When we are work together we are just co workers but outside of work when we are together its different. No one in our personal lives know about the other person because there is no reason for them to know. We use condoms every time we have sex except one time when he pulled out.
He bought a pack of condoms the other night. We used one and I have the other 2 because he didn't want to put them in his car and run the risk of someone finding them. Earlier tonight I put needleholes in one of the condom packets. Felt guilty about it so I threw it away. I know its wrong to trap someone like that and it wouldnt even be a trap because we've talked about this before.
I told him that IF I were to ever get pregnant the child would be my responsiblilty and he could just continue on with his life as planned. He doesn't plan on staying in this state much longer so in the even that I did get pregnant I wouldn't tell him because I wouldn't want him to stay just for a baby he didn't want in the 1st place.
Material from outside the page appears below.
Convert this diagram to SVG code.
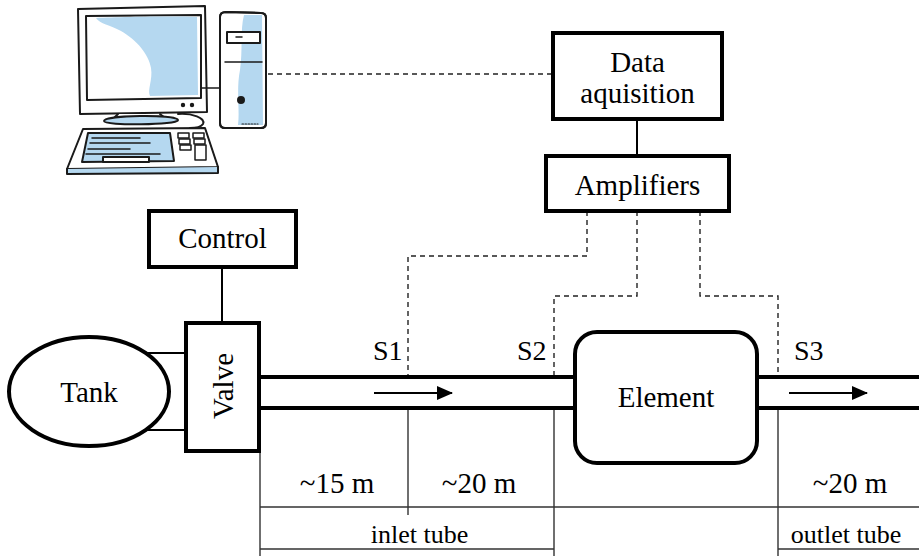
<svg xmlns="http://www.w3.org/2000/svg" width="919" height="556" viewBox="0 0 919 556">
  <style>
    .box { fill: #fff; stroke: #000; stroke-width: 4; }
    text { font-family: 'Liberation Serif', 'Times New Roman', 'DejaVu Serif', serif; font-size: 29px; fill: #000; }
    .small { font-size: 26px; }
    .sens { font-size: 28px; }
    .mid { text-anchor: middle; }
    .thin { stroke: #000; stroke-width: 2; fill: none; }
    .dash { stroke: #222; stroke-width: 1.4; fill: none; stroke-dasharray: 5 4; }
    .grid { stroke: #333; stroke-width: 1.4; fill: none; }
    .pipe { stroke: #000; stroke-width: 4; fill: none; }
    .flow { stroke: #000; stroke-width: 2; fill: none; }
    .ink { stroke: #1a1a1a; stroke-width: 2; stroke-linejoin: round; stroke-linecap: round; }
  </style>
  <defs>
    <marker id="arrowhead" viewBox="0 0 16 14" refX="15" refY="7" markerWidth="16" markerHeight="14" markerUnits="userSpaceOnUse" orient="auto">
      <path d="M0,0 L16,7 L0,14 Z" fill="#000"/>
    </marker>
  </defs>

  <rect width="919" height="556" fill="#fff"/>

  <!-- desktop computer sketch -->
  <g id="computer" class="ink">
    <!-- monitor -->
    <path d="M78,9 L205,6 L207,112 L80,114 Z" fill="#fff"/>
    <path d="M86,16 L201,15 L201,98 L87,100 Z" fill="#fff"/>
    <path d="M96,18 C120,17 175,16 197,17 L198,95 L150,96 C147,90 153,80 151,68 C149,55 137,40 121,31 C110,25 100,24 96,18 Z" fill="#b5d8f0" stroke="none"/>
    <circle cx="183" cy="105" r="1.2" fill="#1a1a1a"/>
    <circle cx="192" cy="105" r="1.2" fill="#1a1a1a"/>
    <!-- stand -->
    <path d="M118,114 L114,118 L165,118 L160,114" fill="#fff"/>
    <path d="M104,121 C104,115 176,114 178,120 C179,125 104,126 104,121 Z" fill="#b5d8f0"/>
    <path d="M178,114 C192,113 206,118 203,124 C201,127 196,128 190,128" fill="none"/>
    <!-- keyboard -->
    <path d="M83,129 L205,128 L218,167 L67,169 Z" fill="#fff"/>
    <path d="M67,169 L67,174 L218,173 L218,167" fill="#b5d8f0"/>
    <path d="M88,133 L170,133 L174,161 L82,162 Z" fill="#b5d8f0"/>
    <path d="M92,138 L140,138 M90,143 L150,143 M88,149 L130,149 M86,154 L160,154" fill="none" stroke-width="1.5"/>
    <rect x="103" y="157" width="46" height="5" fill="#fff"/>
    <rect x="178" y="133" width="11" height="5" fill="#fff" stroke-width="1.5"/>
    <rect x="179" y="139" width="11" height="5" fill="#fff" stroke-width="1.5"/>
    <rect x="180" y="145" width="11" height="5" fill="#fff" stroke-width="1.5"/>
    <rect x="193" y="133" width="11" height="5" fill="#fff" stroke-width="1.5"/>
    <rect x="194" y="139" width="11" height="5" fill="#fff" stroke-width="1.5"/>
    <rect x="195" y="145" width="11" height="15" fill="#fff" stroke-width="1.5"/>
    <!-- cable to tower -->
    <path d="M202,88 L220,88" fill="none" stroke-width="1.5"/>
    <!-- tower -->
    <path d="M220,17 C220,13 222,12 226,12 L261,13 C265,13 266,15 266,18 L266,123 C266,127 264,128 261,128 L225,128 C222,128 220,126 220,123 Z" fill="#fff"/>
    <path d="M244,15 L262,15 L263,125 L238,125 C240,110 236,90 240,70 C243,50 240,30 244,15 Z" fill="#b5d8f0" stroke="none"/>
    <path d="M220,17 C220,13 222,12 226,12 L261,13 C265,13 266,15 266,18 L266,123 C266,127 264,128 261,128 L225,128 C222,128 220,126 220,123 Z" fill="none"/>
    <rect x="227" y="32" width="33" height="11" fill="#fff"/>
    <path d="M236,37 L242,37 M225,62 L262,62" fill="none" stroke-width="1.5"/>
    <circle cx="241" cy="100" r="3" fill="#1a1a1a"/>
    <path d="M242,124 L258,124" fill="none" stroke-width="1.2" stroke-dasharray="1.5 1.5"/>
  </g>

  <!-- connectors -->
  <g id="connectors">
    <path class="dash" d="M268,74 L553,74"/>
    <path class="thin" d="M637,119 L637,156"/>
    <path class="thin" d="M222,267 L222,323"/>
    <path class="thin" d="M147,353 L186,353 M147,430 L186,430"/>
    <path class="dash" d="M587,211 L587,256 L408,256 L408,377"/>
    <path class="dash" d="M637,211 L637,296 L554,296 L554,377"/>
    <path class="dash" d="M700,211 L700,296 L778,296 L778,377"/>
    <!-- pipes -->
    <path class="pipe" d="M259,377 L575,377 M259,408 L575,408"/>
    <path class="pipe" d="M757,377 L919,377 M757,408 L919,408"/>
    <!-- flow arrows -->
    <path class="flow" d="M374,393 L452,393" marker-end="url(#arrowhead)"/>
    <path class="flow" d="M789,393 L867,393" marker-end="url(#arrowhead)"/>
    <!-- distance table -->
    <path class="grid" d="M260,451 L260,556 M408,410 L408,515 M554,410 L554,556 M778,410 L778,556"/>
    <path class="grid" d="M260,507 L919,507 M260,549 L554,549 M778,549 L919,549"/>
  </g>

  <g id="data-acquisition">
    <rect class="box" x="553" y="33" width="169" height="86"/>
    <text class="mid" x="637.5" y="72">Data</text>
    <text class="mid" x="637.5" y="103">aquisition</text>
  </g>

  <g id="amplifiers">
    <rect class="box" x="546" y="156" width="183" height="55"/>
    <text class="mid" x="637.5" y="195">Amplifiers</text>
  </g>

  <g id="control">
    <rect class="box" x="149" y="211" width="147" height="56"/>
    <text class="mid" x="222.5" y="248">Control</text>
  </g>

  <g id="valve">
    <rect class="box" x="186" y="323" width="73" height="128"/>
    <text class="mid" transform="translate(233,386) rotate(-90)">Valve</text>
  </g>

  <g id="tank">
    <ellipse class="box" cx="89" cy="391.5" rx="80" ry="54.5"/>
    <text class="mid" x="89" y="402">Tank</text>
  </g>

  <g id="element">
    <rect class="box" x="575" y="332" width="182" height="131" rx="22" ry="22"/>
    <text class="mid" x="666" y="407">Element</text>
  </g>

  <g id="sensors">
    <text class="sens" x="373" y="360">S1</text>
    <text class="sens" x="517" y="360">S2</text>
    <text class="sens" x="794" y="360">S3</text>
  </g>

  <g id="distances">
    <text class="mid" x="337" y="493">~15 m</text>
    <text class="mid" x="479" y="493">~20 m</text>
    <text class="mid" x="850" y="493">~20 m</text>
    <text class="small mid" x="419.5" y="543">inlet tube</text>
    <text class="small mid" x="846" y="543">outlet tube</text>
  </g>
</svg>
I think he is starting to catch feelings for me though. The other night at work he asked me if I was catching feelings for him and I told him the truth which is no. He looked at me kind of funny like he thought it was strange that I didnt have feelings for him.I have no feelings for him whatsoever because I know that we will NEVER be together so no use in falling all in love or whatever. We are friends with benefits nothing more nothing less.
EDIT: Having a child by him would be for my benefit. I am 24 years old and a single mom of one (7 yr old ds) I am not in a relationship and am not looking for one as I am too busy right now to entertain one. I am in college online, I have a job and just got hired for a 2nd job which I start in about 2 weeks. I also have my ds so bf/gf relationship wouldn't wrk for me right now.
I have no feelings for him because I know that he is married (although separated) he still wears his ring at work to keep appearances. No one knows about him in my life and no one knows about me in his life. We are each others secret. At work we are co-workers nothing more nothing less. Outside of work for about an hour we are lovers. The rest of the day we are forgotten thoughts to each other.
I don't come home fantasizing about him, wishing we were together. This is strictly sexually. Nothing more nothing less.